Cylinder3D
Cylinder3D copied to clipboard
Any idea to make the inference faster ?
Really thanks for sharing this awesome code !
I'm really looking forward to do some experiments with this great model, but now I'm struggling with the run time.
In my environments with RTX 3090, only forward pass takes 80 ~ 90ms.
I want to make the entire process (pre-processing + forward pass + post-processing) within 100ms, which is the sampling rate of my LiDAR. (Under 80ms will be better for the margin.)
I can make some trials such as reducing the range and resolution of the point clouds to make pre/post processing faster.
But I'm not sure how to make the model forward pass faster.

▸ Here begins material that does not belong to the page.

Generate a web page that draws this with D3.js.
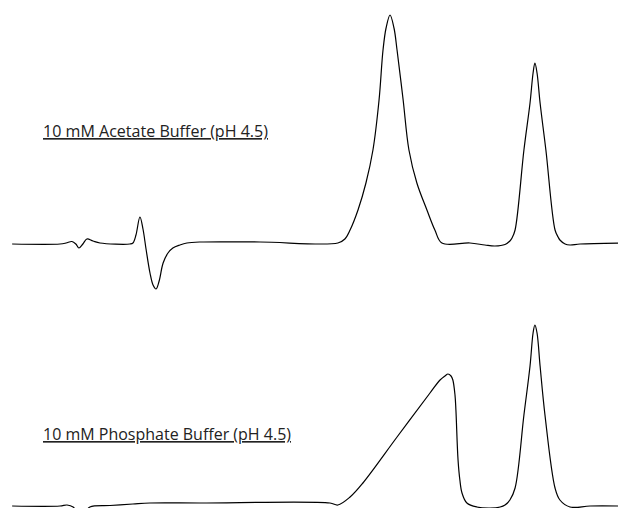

Can you give me some advice ? Thanks !!
Hello @CCodie,
Can you share some details about how you managed to run this on an RTX 3090? Library versions, CUDA version, and so on. And did you make any changes to the code? I am trying to run this on an RTX 3060Ti but I can not get it to run with CUDA 10.2 and changing versions of the libraries seems to have been an issue for many people.
To make the forward pass faster, I guess you could try to reduce the size of the network and retrain it and see if you can keep a similar performance while being faster.
Hello @mpQuintana , Actually I wanted to ask that there's some configurations to easily reduce the size of the network, but thanks for your advice !
I'm developing under Ubuntu 20.04 / RTX 3090 / CUDA 11.1 and compatible version of PyTorch, torch-scatter. I remember that getting the proper version of spconv library was quite tricky. Like using spconv version 2.x.x and change some code to make it run, but it gave me totally different results. I solved that problem just using spconv 1.2.1 which is exact same version of Author used.
@CCodie unfortunately, spconv-v1.x is quite slow and deprecated. I have forked the project to implement the spconv-v2.1.x version (not tested yet with v2.2.x). At home, I am getting 2-3x speedup with an RTX3060, which will be even faster with spconv-v2.2.x
This repo also converts the tensortypes inside the training loop (not the dataloader) and calculated validation on cpu (without batch support). Speedups are possible there.